Yeah, they may not have enough transistors to do it. If AR is going to be a thing though, having some properly rendered shadows for the virtual object will be really really nice to see! And, they appear to be investing rather heavily on VR, AR glasses that will be powered by iPhones. Seemingly. So, I think there is a driving need for it for some of their upcoming products. Hence, raytracing hardware will be in the SoCs sooner or later.

As far as iGPUs versus dGPUs, our common distinctions for the difference between the two will become or are gradually becoming more and less distinct. If you look at the Xbox X series SoC, it's basically a 12 TFLOP GPU with a vestigial CPU (an 8 core Zen 2) in terms of the amount of area the GPU and CPU occupy. And this is fabbed on TSMC 7nm. TSMC 5nm yields 70% more transistors. So, I can see a TSMC 5nm SoC with raytracing hardware in it. Intel with Tiger Lake is getting closer to this with its iGPU taking about 40% of the chip area. This will drive dGPUs to higher performance niches, and commensurate higher Watt tiers. It's going to be interesting to see how the dGPU market shakes out. Maybe, server GPUs will be the vast majority sales of dGPUs in a few years as iGPUs start to take even more of the mid range of the gaming market for GPUs.

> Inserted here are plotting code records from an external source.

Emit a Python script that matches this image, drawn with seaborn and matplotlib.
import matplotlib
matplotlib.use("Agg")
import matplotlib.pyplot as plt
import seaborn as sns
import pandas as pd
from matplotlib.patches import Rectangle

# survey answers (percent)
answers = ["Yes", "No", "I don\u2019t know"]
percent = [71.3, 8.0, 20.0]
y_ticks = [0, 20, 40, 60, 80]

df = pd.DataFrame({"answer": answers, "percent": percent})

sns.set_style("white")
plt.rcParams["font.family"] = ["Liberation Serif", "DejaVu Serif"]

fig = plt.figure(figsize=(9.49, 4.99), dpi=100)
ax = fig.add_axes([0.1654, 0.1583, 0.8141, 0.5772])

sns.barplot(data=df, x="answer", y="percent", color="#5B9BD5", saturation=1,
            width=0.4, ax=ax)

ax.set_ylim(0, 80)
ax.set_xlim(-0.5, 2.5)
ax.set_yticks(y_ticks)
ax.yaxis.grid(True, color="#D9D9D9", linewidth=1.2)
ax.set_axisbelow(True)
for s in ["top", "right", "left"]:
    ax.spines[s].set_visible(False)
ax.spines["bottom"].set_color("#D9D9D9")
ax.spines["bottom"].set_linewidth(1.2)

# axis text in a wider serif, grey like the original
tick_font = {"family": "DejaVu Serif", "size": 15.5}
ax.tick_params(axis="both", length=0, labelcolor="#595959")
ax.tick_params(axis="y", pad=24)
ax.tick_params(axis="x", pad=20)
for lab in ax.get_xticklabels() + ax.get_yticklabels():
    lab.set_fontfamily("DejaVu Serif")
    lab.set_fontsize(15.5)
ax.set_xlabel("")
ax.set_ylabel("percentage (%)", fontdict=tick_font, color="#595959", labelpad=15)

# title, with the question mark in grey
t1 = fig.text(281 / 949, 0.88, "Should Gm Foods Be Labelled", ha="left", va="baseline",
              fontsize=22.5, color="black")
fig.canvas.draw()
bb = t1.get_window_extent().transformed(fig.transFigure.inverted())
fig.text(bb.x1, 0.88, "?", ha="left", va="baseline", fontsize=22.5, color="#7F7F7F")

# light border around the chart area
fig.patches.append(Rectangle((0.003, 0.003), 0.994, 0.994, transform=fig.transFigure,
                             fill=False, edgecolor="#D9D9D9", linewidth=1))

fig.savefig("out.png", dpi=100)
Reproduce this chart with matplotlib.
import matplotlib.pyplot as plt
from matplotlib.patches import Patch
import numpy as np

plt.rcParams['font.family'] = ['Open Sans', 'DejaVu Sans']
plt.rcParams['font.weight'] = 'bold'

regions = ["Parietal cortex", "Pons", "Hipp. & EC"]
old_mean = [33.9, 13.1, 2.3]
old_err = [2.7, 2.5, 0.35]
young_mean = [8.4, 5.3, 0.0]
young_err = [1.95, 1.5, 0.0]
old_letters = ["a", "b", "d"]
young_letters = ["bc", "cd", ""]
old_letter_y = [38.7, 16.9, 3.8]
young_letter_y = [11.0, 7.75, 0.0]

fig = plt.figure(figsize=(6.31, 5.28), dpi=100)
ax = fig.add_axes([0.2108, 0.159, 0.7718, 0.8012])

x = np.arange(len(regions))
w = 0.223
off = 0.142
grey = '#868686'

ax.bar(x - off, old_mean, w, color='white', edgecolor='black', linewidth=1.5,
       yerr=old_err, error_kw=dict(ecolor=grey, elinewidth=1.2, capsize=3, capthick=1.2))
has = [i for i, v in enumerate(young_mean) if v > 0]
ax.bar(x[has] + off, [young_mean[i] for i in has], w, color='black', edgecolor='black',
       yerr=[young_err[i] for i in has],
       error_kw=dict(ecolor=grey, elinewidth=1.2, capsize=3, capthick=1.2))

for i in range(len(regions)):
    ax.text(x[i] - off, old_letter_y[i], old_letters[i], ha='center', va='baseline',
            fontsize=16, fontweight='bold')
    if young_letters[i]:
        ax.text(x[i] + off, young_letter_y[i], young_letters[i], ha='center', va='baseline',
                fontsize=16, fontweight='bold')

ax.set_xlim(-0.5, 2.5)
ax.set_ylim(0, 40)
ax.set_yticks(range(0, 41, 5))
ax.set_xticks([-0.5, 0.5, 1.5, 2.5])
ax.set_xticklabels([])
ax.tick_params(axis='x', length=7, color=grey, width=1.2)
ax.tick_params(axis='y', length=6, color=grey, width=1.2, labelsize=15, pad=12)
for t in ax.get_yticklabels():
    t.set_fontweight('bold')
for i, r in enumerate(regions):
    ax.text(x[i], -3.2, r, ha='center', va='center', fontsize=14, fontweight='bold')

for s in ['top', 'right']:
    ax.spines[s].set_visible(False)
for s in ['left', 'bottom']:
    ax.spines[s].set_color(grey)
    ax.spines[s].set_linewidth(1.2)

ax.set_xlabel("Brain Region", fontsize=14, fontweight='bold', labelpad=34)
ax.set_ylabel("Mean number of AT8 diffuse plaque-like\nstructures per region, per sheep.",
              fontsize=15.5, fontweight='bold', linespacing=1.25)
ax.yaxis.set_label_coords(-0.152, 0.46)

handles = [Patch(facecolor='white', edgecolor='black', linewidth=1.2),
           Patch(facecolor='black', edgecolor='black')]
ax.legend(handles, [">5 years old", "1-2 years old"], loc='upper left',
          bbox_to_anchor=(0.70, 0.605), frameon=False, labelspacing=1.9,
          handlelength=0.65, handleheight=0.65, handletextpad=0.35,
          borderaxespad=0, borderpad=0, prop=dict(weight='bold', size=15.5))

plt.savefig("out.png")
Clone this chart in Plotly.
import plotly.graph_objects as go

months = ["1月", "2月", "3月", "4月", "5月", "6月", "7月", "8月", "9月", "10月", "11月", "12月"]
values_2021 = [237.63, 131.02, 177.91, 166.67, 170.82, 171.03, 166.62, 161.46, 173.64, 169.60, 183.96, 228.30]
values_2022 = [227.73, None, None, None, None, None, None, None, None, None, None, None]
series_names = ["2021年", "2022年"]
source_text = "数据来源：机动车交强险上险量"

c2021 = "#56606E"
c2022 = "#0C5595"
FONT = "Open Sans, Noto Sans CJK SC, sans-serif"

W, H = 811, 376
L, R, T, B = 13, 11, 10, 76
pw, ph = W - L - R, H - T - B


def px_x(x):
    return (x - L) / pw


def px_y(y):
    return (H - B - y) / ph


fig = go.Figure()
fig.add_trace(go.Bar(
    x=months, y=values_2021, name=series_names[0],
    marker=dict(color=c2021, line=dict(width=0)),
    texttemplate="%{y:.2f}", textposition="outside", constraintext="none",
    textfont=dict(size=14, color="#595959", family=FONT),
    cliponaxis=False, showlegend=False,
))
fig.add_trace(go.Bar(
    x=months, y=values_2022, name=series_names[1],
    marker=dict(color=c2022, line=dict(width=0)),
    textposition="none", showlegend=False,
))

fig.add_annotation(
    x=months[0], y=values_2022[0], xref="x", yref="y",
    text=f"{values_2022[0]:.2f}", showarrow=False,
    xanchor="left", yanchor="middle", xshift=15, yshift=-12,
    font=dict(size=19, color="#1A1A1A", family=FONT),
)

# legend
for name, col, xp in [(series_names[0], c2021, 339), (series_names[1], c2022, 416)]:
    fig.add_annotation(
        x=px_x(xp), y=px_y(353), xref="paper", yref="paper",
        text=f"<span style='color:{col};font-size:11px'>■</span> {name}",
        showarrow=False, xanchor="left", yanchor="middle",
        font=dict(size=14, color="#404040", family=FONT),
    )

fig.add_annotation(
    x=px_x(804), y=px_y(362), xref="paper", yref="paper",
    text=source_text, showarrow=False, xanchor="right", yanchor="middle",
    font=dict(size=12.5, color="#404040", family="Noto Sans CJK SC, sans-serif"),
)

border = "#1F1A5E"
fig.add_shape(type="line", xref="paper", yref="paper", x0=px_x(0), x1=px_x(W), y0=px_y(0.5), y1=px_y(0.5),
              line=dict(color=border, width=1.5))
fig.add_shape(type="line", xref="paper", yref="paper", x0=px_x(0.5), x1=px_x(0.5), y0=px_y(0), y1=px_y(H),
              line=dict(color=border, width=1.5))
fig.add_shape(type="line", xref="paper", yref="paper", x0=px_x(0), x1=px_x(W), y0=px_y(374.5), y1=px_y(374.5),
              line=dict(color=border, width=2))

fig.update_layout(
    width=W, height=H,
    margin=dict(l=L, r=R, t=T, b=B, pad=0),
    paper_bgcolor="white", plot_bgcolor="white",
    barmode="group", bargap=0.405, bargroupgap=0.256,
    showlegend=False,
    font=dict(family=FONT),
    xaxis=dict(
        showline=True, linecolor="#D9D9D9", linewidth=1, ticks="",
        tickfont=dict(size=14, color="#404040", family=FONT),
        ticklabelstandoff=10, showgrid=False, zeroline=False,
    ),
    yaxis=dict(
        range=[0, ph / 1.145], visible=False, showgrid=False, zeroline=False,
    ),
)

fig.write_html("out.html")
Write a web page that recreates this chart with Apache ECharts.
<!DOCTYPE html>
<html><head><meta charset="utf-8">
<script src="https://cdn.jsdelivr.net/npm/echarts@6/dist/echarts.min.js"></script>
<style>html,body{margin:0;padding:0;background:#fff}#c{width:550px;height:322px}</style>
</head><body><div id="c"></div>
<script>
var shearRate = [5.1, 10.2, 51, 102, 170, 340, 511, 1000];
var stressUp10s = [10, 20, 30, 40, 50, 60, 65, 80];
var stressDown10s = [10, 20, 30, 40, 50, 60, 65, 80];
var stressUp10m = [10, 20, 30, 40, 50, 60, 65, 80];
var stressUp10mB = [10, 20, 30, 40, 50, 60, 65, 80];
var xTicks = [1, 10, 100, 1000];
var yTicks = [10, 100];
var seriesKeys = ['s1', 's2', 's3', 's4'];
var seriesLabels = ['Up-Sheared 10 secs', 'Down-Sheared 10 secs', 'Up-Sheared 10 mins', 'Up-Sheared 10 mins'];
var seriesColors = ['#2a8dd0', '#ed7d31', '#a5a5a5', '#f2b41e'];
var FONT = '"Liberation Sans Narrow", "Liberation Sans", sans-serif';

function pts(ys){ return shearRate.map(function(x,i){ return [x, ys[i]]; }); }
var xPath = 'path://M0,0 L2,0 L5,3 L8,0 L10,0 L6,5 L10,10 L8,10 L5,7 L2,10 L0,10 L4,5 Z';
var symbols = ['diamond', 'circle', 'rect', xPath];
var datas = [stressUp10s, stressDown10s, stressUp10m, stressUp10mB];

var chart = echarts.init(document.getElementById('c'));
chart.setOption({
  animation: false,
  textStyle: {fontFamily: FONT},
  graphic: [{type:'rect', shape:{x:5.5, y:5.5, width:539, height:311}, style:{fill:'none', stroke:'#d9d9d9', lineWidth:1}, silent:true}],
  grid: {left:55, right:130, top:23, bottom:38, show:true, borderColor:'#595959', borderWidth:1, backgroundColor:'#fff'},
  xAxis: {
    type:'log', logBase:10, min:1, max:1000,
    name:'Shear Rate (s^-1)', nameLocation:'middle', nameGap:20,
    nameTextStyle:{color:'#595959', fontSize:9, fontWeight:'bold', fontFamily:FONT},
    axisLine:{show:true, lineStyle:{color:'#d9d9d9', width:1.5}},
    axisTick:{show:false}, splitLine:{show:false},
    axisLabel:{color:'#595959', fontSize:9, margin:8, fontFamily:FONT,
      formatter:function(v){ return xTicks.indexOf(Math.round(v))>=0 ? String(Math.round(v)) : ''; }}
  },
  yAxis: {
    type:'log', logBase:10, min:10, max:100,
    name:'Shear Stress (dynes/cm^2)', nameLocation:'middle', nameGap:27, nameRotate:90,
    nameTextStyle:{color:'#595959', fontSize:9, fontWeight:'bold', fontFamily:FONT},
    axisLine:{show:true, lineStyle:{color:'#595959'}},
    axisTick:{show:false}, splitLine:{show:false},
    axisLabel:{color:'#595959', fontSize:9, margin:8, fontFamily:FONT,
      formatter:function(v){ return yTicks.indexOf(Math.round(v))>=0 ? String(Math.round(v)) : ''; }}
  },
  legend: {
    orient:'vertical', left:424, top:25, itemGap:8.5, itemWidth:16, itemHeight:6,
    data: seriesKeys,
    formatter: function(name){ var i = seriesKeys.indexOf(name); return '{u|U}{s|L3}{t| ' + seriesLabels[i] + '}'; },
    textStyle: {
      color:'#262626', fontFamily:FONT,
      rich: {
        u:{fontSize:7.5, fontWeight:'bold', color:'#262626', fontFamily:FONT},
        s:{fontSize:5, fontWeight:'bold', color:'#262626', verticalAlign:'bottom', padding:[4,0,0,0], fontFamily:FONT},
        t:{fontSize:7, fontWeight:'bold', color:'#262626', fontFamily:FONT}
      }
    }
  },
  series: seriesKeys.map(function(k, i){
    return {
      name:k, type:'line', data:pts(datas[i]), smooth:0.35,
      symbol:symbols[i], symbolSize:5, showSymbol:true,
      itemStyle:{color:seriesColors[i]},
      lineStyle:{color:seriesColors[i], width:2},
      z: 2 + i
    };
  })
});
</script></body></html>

It's still a very big question on how much power Apple is willing to burn on the GPU and how they get more perf/Watt out of the GPU than competitors. The obvious way is to run the iGPU at low clocks, have a lot of GPU cores, and have a high bandwidth memory subsystem to feed it. This will require a lot of chip area and transistors, which is something Apple may have the luxury for, as they don't have to have 50% margin on their chips, and they are on the densest fab.